Required task ->
Will you output all of the data below exactly, omitting the images?

start Provided material

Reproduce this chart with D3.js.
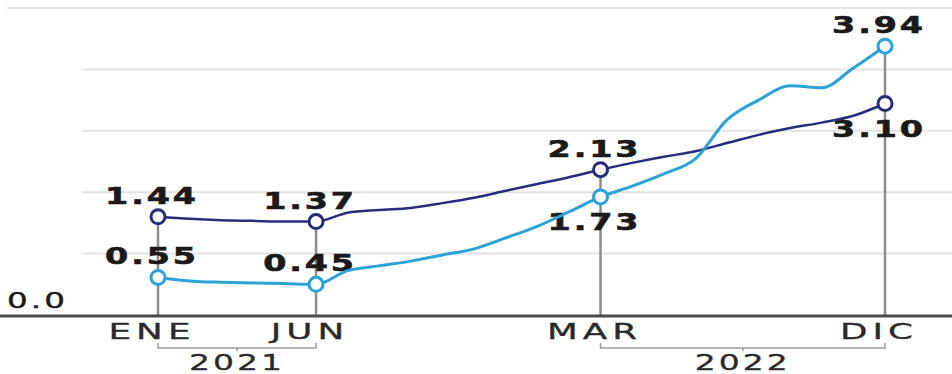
<!DOCTYPE html>
<html>
<head>
<meta charset="utf-8">
<script src="https://cdn.jsdelivr.net/npm/d3@7"></script>
<style>
  html, body { margin: 0; padding: 0; background: #fff; }
  svg { display: block; }
  text { font-family: "DejaVu Sans", sans-serif; fill: #1a1a1a; }
</style>
</head>
<body>
<div id="chart"></div>
<script>
// monthly values, ENE 2021 .. DIC 2022
const months = d3.range(24);
const darkSeries = [1.44, 1.41, 1.39, 1.38, 1.37, 1.37,
                    1.50, 1.54, 1.57, 1.64, 1.72, 1.82,
                    1.92, 2.02, 2.13, 2.23, 2.32, 2.40,
                    2.52, 2.64, 2.74, 2.82, 2.92, 3.10];
const lightSeries = [0.55, 0.50, 0.48, 0.47, 0.46, 0.45,
                     0.65, 0.72, 0.79, 0.88, 0.97, 1.13,
                     1.30, 1.51, 1.73, 1.89, 2.07, 2.29,
                     2.86, 3.15, 3.36, 3.33, 3.62, 3.94];
const markedMonths = [0, 5, 14, 23];
const monthLabels = ["ENE", "JUN", "MAR", "DIC"];
const years = [{ label: "2021", from: 0, to: 5 }, { label: "2022", from: 14, to: 23 }];
const gridTicks = [0.9, 1.8, 2.7, 3.6, 4.5];

const width = 952, height = 374;
const darkColor = "#282c7a";
const lightColor = "#2ba2d8";

const svg = d3.select("#chart").append("svg")
    .attr("width", width)
    .attr("height", height);

const x = d3.scaleLinear().domain([0, 23]).range([158, 885]);
const y = d3.scaleLinear().domain([0, 4.5]).range([315, 8]);

// grid
svg.append("g").attr("class", "grid")
    .selectAll("line")
    .data(gridTicks)
    .join("line")
    .attr("x1", d => d === 4.5 ? 7 : 82)
    .attr("x2", width)
    .attr("y1", d => y(d))
    .attr("y2", d => y(d))
    .attr("stroke", "#e2e2e2")
    .attr("stroke-width", 2);

// stems from the highest point down to the baseline
svg.append("g").attr("class", "stems")
    .selectAll("line")
    .data(markedMonths)
    .join("line")
    .attr("x1", d => x(d))
    .attr("x2", d => x(d))
    .attr("y1", d => y(Math.max(darkSeries[d], lightSeries[d])))
    .attr("y2", y(0))
    .attr("stroke", "#8c8c8c")
    .attr("stroke-width", 2.5);

// baseline
svg.append("line")
    .attr("x1", 0).attr("x2", width)
    .attr("y1", y(0) + 1).attr("y2", y(0) + 1)
    .attr("stroke", "#4a4a48")
    .attr("stroke-width", 3);

// the lettering in the original is horizontally wide, so stretch it
function stretchedText(g, px, py, txt, opts) {
    return g.append("text")
        .attr("transform", `translate(${px},${py}) scale(${opts.sx || 1.45},1)`)
        .attr("text-anchor", opts.anchor || "middle")
        .style("font-size", opts.size + "px")
        .style("font-weight", opts.weight || "normal")
        .style("letter-spacing", (opts.ls || 0) + "px")
        .text(txt);
}

const labels = svg.append("g").attr("class", "labels");
stretchedText(labels, 7, 308, "0.0", { size: 21, anchor: "start", ls: 2, sx: 1.55 })
    .style("stroke", "#1a1a1a").style("stroke-width", 0.4);

// lines
const line = d3.line()
    .x((d, i) => x(months[i]))
    .y(d => y(d))
    .curve(d3.curveMonotoneX);

[[darkSeries, darkColor, 2.5], [lightSeries, lightColor, 3]].forEach(([series, color, w]) => {
    svg.append("path")
        .datum(series)
        .attr("fill", "none")
        .attr("stroke", color)
        .attr("stroke-width", w)
        .attr("d", line);

    svg.append("g")
        .selectAll("circle")
        .data(markedMonths)
        .join("circle")
        .attr("cx", d => x(d))
        .attr("cy", d => y(series[d]))
        .attr("r", 7)
        .attr("fill", "#fff")
        .attr("stroke", color)
        .attr("stroke-width", 3);
});

// value labels: upper point always above, lower one above or below
const lowerBelow = [false, false, true, true];
markedMonths.forEach((m, i) => {
    const a = darkSeries[m], b = lightSeries[m];
    const hi = Math.max(a, b), lo = Math.min(a, b);
    const ly = lowerBelow[i] ? y(lo) + 33 : y(lo) - 13;
    [[hi, y(hi) - 13], [lo, ly]].forEach(([v, py]) => {
        stretchedText(labels, x(m) - 6, py, v.toFixed(2), { size: 23, weight: "bold", ls: 2 })
            .style("stroke", "#1a1a1a").style("stroke-width", 0.6);
    });
});

// month labels
markedMonths.forEach((m, i) => {
    stretchedText(labels, x(m) - 6, 339, monthLabels[i], { size: 21, ls: 3, sx: 1.7 })
        .style("fill", "#2a2a2a")
        .style("stroke", "#2a2a2a").style("stroke-width", 0.3);
});

// year brackets
const brackets = svg.append("g").attr("class", "years");
years.forEach(yr => {
    const x0 = x(yr.from), x1 = x(yr.to), by = 348;
    const mid = (x0 + x1) / 2;
    brackets.append("path")
        .attr("d", `M${x0},${by - 5} L${x0},${by} L${x1},${by} L${x1},${by - 5} M${mid},${by} L${mid},${by + 3}`)
        .attr("fill", "none")
        .attr("stroke", "#9a9a9a")
        .attr("stroke-width", 1.5);
    stretchedText(brackets, mid, 370, yr.label, { size: 22, ls: 2, sx: 1.5 })
        .style("fill", "#2a2a2a")
        .style("stroke", "#2a2a2a").style("stroke-width", 0.3);
});
</script>
</body>
</html>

end Provided material

Answer for the task ->
Reproduce this chart with D3.js.
<!DOCTYPE html>
<html>
<head>
<meta charset="utf-8">
<script src="https://cdn.jsdelivr.net/npm/d3@7"></script>
<style>
  html, body { margin: 0; padding: 0; background: #fff; }
  svg { display: block; }
  text { font-family: "DejaVu Sans", sans-serif; fill: #1a1a1a; }
</style>
</head>
<body>
<div id="chart"></div>
<script>
// monthly values, ENE 2021 .. DIC 2022
const months = d3.range(24);
const darkSeries = [1.44, 1.41, 1.39, 1.38, 1.37, 1.37,
                    1.50, 1.54, 1.57, 1.64, 1.72, 1.82,
                    1.92, 2.02, 2.13, 2.23, 2.32, 2.40,
                    2.52, 2.64, 2.74, 2.82, 2.92, 3.10];
const lightSeries = [0.55, 0.50, 0.48, 0.47, 0.46, 0.45,
                     0.65, 0.72, 0.79, 0.88, 0.97, 1.13,
                     1.30, 1.51, 1.73, 1.89, 2.07, 2.29,
                     2.86, 3.15, 3.36, 3.33, 3.62, 3.94];
const markedMonths = [0, 5, 14, 23];
const monthLabels = ["ENE", "JUN", "MAR", "DIC"];
const years = [{ label: "2021", from: 0, to: 5 }, { label: "2022", from: 14, to: 23 }];
const gridTicks = [0.9, 1.8, 2.7, 3.6, 4.5];

const width = 952, height = 374;
const darkColor = "#282c7a";
const lightColor = "#2ba2d8";

const svg = d3.select("#chart").append("svg")
    .attr("width", width)
    .attr("height", height);

const x = d3.scaleLinear().domain([0, 23]).range([158, 885]);
const y = d3.scaleLinear().domain([0, 4.5]).range([315, 8]);

// grid
svg.append("g").attr("class", "grid")
    .selectAll("line")
    .data(gridTicks)
    .join("line")
    .attr("x1", d => d === 4.5 ? 7 : 82)
    .attr("x2", width)
    .attr("y1", d => y(d))
    .attr("y2", d => y(d))
    .attr("stroke", "#e2e2e2")
    .attr("stroke-width", 2);

// stems from the highest point down to the baseline
svg.append("g").attr("class", "stems")
    .selectAll("line")
    .data(markedMonths)
    .join("line")
    .attr("x1", d => x(d))
    .attr("x2", d => x(d))
    .attr("y1", d => y(Math.max(darkSeries[d], lightSeries[d])))
    .attr("y2", y(0))
    .attr("stroke", "#8c8c8c")
    .attr("stroke-width", 2.5);

// baseline
svg.append("line")
    .attr("x1", 0).attr("x2", width)
    .attr("y1", y(0) + 1).attr("y2", y(0) + 1)
    .attr("stroke", "#4a4a48")
    .attr("stroke-width", 3);

// the lettering in the original is horizontally wide, so stretch it
function stretchedText(g, px, py, txt, opts) {
    return g.append("text")
        .attr("transform", `translate(${px},${py}) scale(${opts.sx || 1.45},1)`)
        .attr("text-anchor", opts.anchor || "middle")
        .style("font-size", opts.size + "px")
        .style("font-weight", opts.weight || "normal")
        .style("letter-spacing", (opts.ls || 0) + "px")
        .text(txt);
}

const labels = svg.append("g").attr("class", "labels");
stretchedText(labels, 7, 308, "0.0", { size: 21, anchor: "start", ls: 2, sx: 1.55 })
    .style("stroke", "#1a1a1a").style("stroke-width", 0.4);

// lines
const line = d3.line()
    .x((d, i) => x(months[i]))
    .y(d => y(d))
    .curve(d3.curveMonotoneX);

[[darkSeries, darkColor, 2.5], [lightSeries, lightColor, 3]].forEach(([series, color, w]) => {
    svg.append("path")
        .datum(series)
        .attr("fill", "none")
        .attr("stroke", color)
        .attr("stroke-width", w)
        .attr("d", line);

    svg.append("g")
        .selectAll("circle")
        .data(markedMonths)
        .join("circle")
        .attr("cx", d => x(d))
        .attr("cy", d => y(series[d]))
        .attr("r", 7)
        .attr("fill", "#fff")
        .attr("stroke", color)
        .attr("stroke-width", 3);
});

// value labels: upper point always above, lower one above or below
const lowerBelow = [false, false, true, true];
markedMonths.forEach((m, i) => {
    const a = darkSeries[m], b = lightSeries[m];
    const hi = Math.max(a, b), lo = Math.min(a, b);
    const ly = lowerBelow[i] ? y(lo) + 33 : y(lo) - 13;
    [[hi, y(hi) - 13], [lo, ly]].forEach(([v, py]) => {
        stretchedText(labels, x(m) - 6, py, v.toFixed(2), { size: 23, weight: "bold", ls: 2 })
            .style("stroke", "#1a1a1a").style("stroke-width", 0.6);
    });
});

// month labels
markedMonths.forEach((m, i) => {
    stretchedText(labels, x(m) - 6, 339, monthLabels[i], { size: 21, ls: 3, sx: 1.7 })
        .style("fill", "#2a2a2a")
        .style("stroke", "#2a2a2a").style("stroke-width", 0.3);
});

// year brackets
const brackets = svg.append("g").attr("class", "years");
years.forEach(yr => {
    const x0 = x(yr.from), x1 = x(yr.to), by = 348;
    const mid = (x0 + x1) / 2;
    brackets.append("path")
        .attr("d", `M${x0},${by - 5} L${x0},${by} L${x1},${by} L${x1},${by - 5} M${mid},${by} L${mid},${by + 3}`)
        .attr("fill", "none")
        .attr("stroke", "#9a9a9a")
        .attr("stroke-width", 1.5);
    stretchedText(brackets, mid, 370, yr.label, { size: 22, ls: 2, sx: 1.5 })
        .style("fill", "#2a2a2a")
        .style("stroke", "#2a2a2a").style("stroke-width", 0.3);
});
</script>
</body>
</html>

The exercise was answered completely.